What has been happening in tech lately? More and more tech companies are looking to start paying dividends for longer than I can remember. Earlier this year Apple (NASDAQ:AAPL) announced it will start paying a dividend (1.9% yield based on current price) and just recently Dell (NASDAQ:DELL) announced it will start paying a dividend as well (2.7% yield). While Dell and Apple's yields are relatively low, there are some other, higher-yielding stocks within the technology sector including CA, Inc. (NASDAQ:CA)
I. COMPANY OVERVIEW
Per Google Finance:
CA, Inc. is an independent enterprise information technology (NYSE:IT) management software and solutions company. CA develops and delivers software and services. The Company operates in three segments: mainframe solutions, enterprise solutions and services. The Company addresses components of the computing environment, including people, information, processes, systems, networks, applications and databases, across hardware and software platforms and programs. It offers a portfolio of software solutions, including mainframe; service assurance; security (identity and access management); service and portfolio management, and virtualization and service automation. It delivers its products using software-as-a-service (SAAS). In August 2011, the Company acquired Interactive TKO, Inc. and Watchmouse B.V.

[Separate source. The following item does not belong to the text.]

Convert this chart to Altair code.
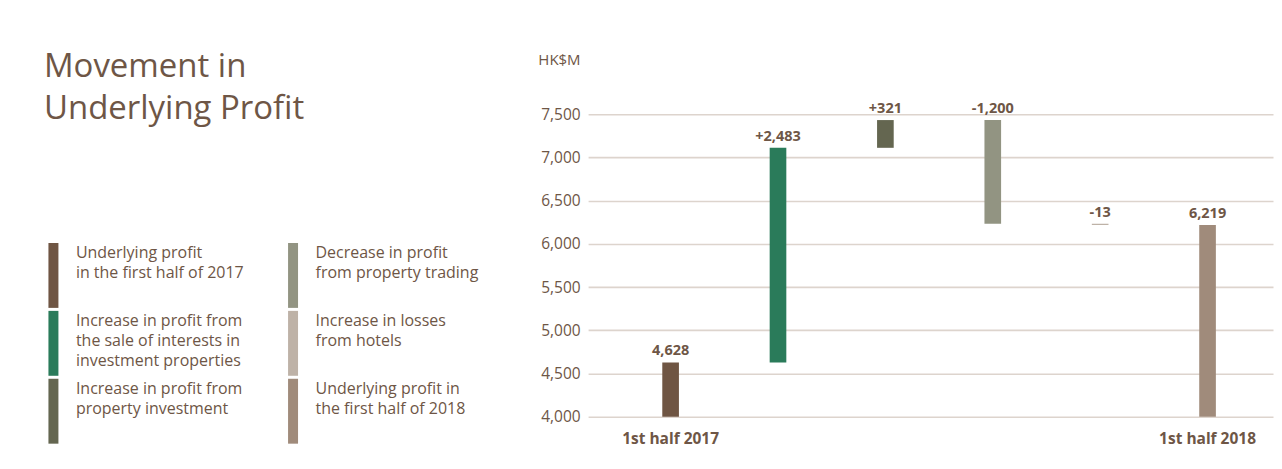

CA is another over-equitized business with approximately 2x as much cash as debt. On a gross basis, the company has a bit less than a turn of leverage. Given the company's current capital structure, it should have adequate financial flexibility to pursue acquisitions or continue to raise the dividend without much reliance on the capital markets. From an Enterprise Value perspective, the company is fairly cheap on an absolute basis trading at only 6.2x TTM EBITDA. Compared with some of its peers, it also looks cheap with the competition: Oracle (NASDAQ:ORCL) at 7.6x, BMC Software (NASDAQ:BMC) at 9.1x, Microsoft (NASDAQ:MSFT) at 6.5x, and Opnet Technologies (NASDAQ:OPNT) at 13.0x.
III. HISTORICAL OPERATING RESULTS
CA's top line performance trends have been positive over the past five years with revenue growing from $4.3B to $4.8B with the company only experiencing a revenue decline of 3.2% in 2009. Even more impressive is the EBITDA growth from $1.2B to $1.7B with no year-over-year declines in performance.

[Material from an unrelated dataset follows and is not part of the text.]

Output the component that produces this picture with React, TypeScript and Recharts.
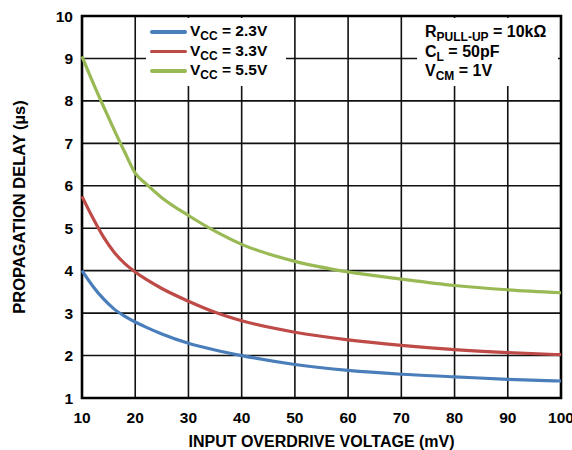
import React from "react";
import {
  LineChart,
  Line,
  XAxis,
  YAxis,
  CartesianGrid,
  ReferenceArea,
} from "recharts";

// Input overdrive voltage (mV)
const overdrive = [10, 12, 14, 16, 18, 20, 22, 25, 30, 35, 40, 50, 60, 70, 80, 90, 100];

// Propagation delay (µs) per supply voltage
const vcc23 = [4.0, 3.64, 3.34, 3.1, 2.93, 2.79, 2.67, 2.51, 2.29, 2.13, 2.0, 1.79, 1.65, 1.56, 1.5, 1.44, 1.4];
const vcc33 = [5.75, 5.25, 4.8, 4.44, 4.17, 3.97, 3.8, 3.58, 3.28, 3.02, 2.82, 2.55, 2.37, 2.24, 2.14, 2.07, 2.02];
const vcc55 = [9.05, 8.45, 7.88, 7.33, 6.8, 6.3, 6.05, 5.72, 5.3, 4.93, 4.62, 4.22, 3.97, 3.8, 3.65, 3.55, 3.48];

const xTicks = [10, 20, 30, 40, 50, 60, 70, 80, 90, 100];
const yTicks = [1, 2, 3, 4, 5, 6, 7, 8, 9, 10];

const SERIES = [
  { key: "v23", label: "2.3V", color: "#4a7ebb" },
  { key: "v33", label: "3.3V", color: "#be4b48" },
  { key: "v55", label: "5.5V", color: "#98b954" },
];

const data = overdrive.map((x, i) => ({
  x,
  v23: vcc23[i],
  v33: vcc33[i],
  v55: vcc55[i],
}));

const FONT = "'Liberation Sans', Arial, sans-serif";
const tickStyle = { fill: "#000", fontSize: 15.5, fontWeight: 700, fontFamily: FONT };

// subscript that does not grow the line box
const sub = { fontSize: 12, position: "relative", top: 4 } as const;

function LegendBox() {
  return (
    <div
      style={{
        position: "absolute",
        left: 146,
        top: 18,
        width: 140,
        height: 68,
        background: "#fff",
        fontFamily: FONT,
        fontWeight: 700,
        fontSize: 15.5,
        color: "#000",
        paddingTop: 4,
        boxSizing: "border-box",
      }}
    >
      {SERIES.map((s) => (
        <div key={s.key} style={{ display: "flex", alignItems: "center", height: 19.5 }}>
          <span
            style={{
              display: "inline-block",
              width: 37,
              height: 3.5,
              background: s.color,
              marginLeft: 4,
              marginRight: 3,
              borderRadius: 2,
            }}
          />
          <span style={{ lineHeight: "15px" }}>
            V<span style={sub}>CC</span> = {s.label}
          </span>
        </div>
      ))}
    </div>
  );
}

function NoteBox() {
  return (
    <div
      style={{
        position: "absolute",
        left: 417,
        top: 18,
        width: 141,
        height: 68,
        background: "#fff",
        fontFamily: FONT,
        fontWeight: 700,
        fontSize: 16,
        color: "#000",
        paddingLeft: 8,
        paddingTop: 5,
        boxSizing: "border-box",
        lineHeight: "18.5px",
      }}
    >
      <div>
        R<span style={sub}>PULL-UP</span> = 10kΩ
      </div>
      <div>
        C<span style={sub}>L</span> = 50pF
      </div>
      <div>
        V<span style={sub}>CM</span> = 1V
      </div>
    </div>
  );
}

export default function App() {
  return (
    <div style={{ position: "absolute", left: 0, top: 0, width: 572, height: 450, background: "#fff" }}>
      <LineChart width={572} height={450} data={data} margin={{ top: 16, right: 11, left: 0, bottom: 0 }}>
        <CartesianGrid stroke="#111" strokeWidth={1.6} />
        <XAxis
          dataKey="x"
          type="number"
          domain={[10, 100]}
          ticks={xTicks}
          height={52}
          tickLine={false}
          axisLine={false}
          tickSize={0}
          tickMargin={14}
          tick={tickStyle}
          interval={0}
          label={{
            value: "INPUT OVERDRIVE VOLTAGE (mV)",
            position: "insideBottom",
            offset: 3,
            style: { fill: "#000", fontSize: 16, fontWeight: 700, fontFamily: FONT },
          }}
        />
        <YAxis
          type="number"
          domain={[1, 10]}
          ticks={yTicks}
          width={82}
          tickLine={false}
          axisLine={false}
          tickSize={0}
          tickMargin={9}
          tick={tickStyle}
          interval={0}
          label={{
            value: "PROPAGATION DELAY (µs)",
            angle: -90,
            position: "insideLeft",
            offset: 19,
            style: { textAnchor: "middle", fill: "#000", fontSize: 16.5, fontWeight: 700, fontFamily: FONT },
          }}
        />
        <ReferenceArea x1={10} x2={100} y1={1} y2={10} fill="none" stroke="#000" strokeWidth={2.6} ifOverflow="visible" />
        {SERIES.map((s) => (
          <Line
            key={s.key}
            type="monotone"
            dataKey={s.key}
            stroke={s.color}
            strokeWidth={3.2}
            dot={false}
            isAnimationActive={false}
          />
        ))}
      </LineChart>
      <LegendBox />
      <NoteBox />
    </div>
  );
}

Since the end of 2008, the company has been actively pursuing a stock buyback program that has reduced the number of shares outstanding from 515MM to 487MM over the past five years. Performance on a per share basis has the compounding effect of improved company performance and reduced shares outstanding resulting in EBITDA per share growth from $2.32 to $3.55 (a 53% increase compared with a 44% increase at the company level). The company's dividends per share have not grown until recently when there were two dividend increases in FYE 2012 (from $0.04 quarterly to $0.05 quarterly, then to $0.25 quarterly - the current run rate).
The consensus estimates for CA are reasonably achievable with a projected growth rate of ~2-8% through 2015 at the EBITDA line (CE not available for 2017 and 2018). When you factor in inflation and continued trend toward increased levels of technology, these estimates are well within the company's reach. Under the consensus case, the company is projected to have significant additional free cash flow available to reinvest in the business, repurchase shares (always assumed for ease in modeling) or increase the dividend.
*Note: the 155% dividend growth in 2013 is due (mostly) to the annualization of the current $0.25 quarterly dividend that is not fully reflected in FYE 2012 numbers.
The share redemptions are assumed to be at a 15% annually compounded price. I believe that this is structured very conservatively. If the weighted average redemption price exceeded this threshold, the investor would have ample opportunity and time to re-evaluate the position and consider selling off the position for a gain from today's price. The company's share redemptions would allow for an increase of more than 4% annually in the dividend by the share redemptions alone. Additionally, the company's payout ratio would decline as the dollar amount of dividends paid would not be increasing while the company earnings (using EBITDA as a proxy) would be increasing.
If the company performs inline with the consensus estimates and pays dividends/redeems shares as outlined above, the company would achieve the IRR/cash on cash returns below based on the outlined Terminal EBITDA Multiples.
As a dividend growth investor, you need to take the good with the bad as it relates to CA. The company's commitment to dividend growth remains to be demonstrated (like it is at many other companies in a typical dividend growth investor's portfolio). That said, the yield of ~4%, a payout ratio of ~50% (Pro Forma LTM numbers), and a reasonable valuation (6.2x LTM EBITDA) has earned CA a small holding within my dividend portfolio. Over the long haul, I think we'll see that even though the company has a 'utility' level yield, it will significantly outgrow utilities even if management is not focused on divided growth as a priority in the near term.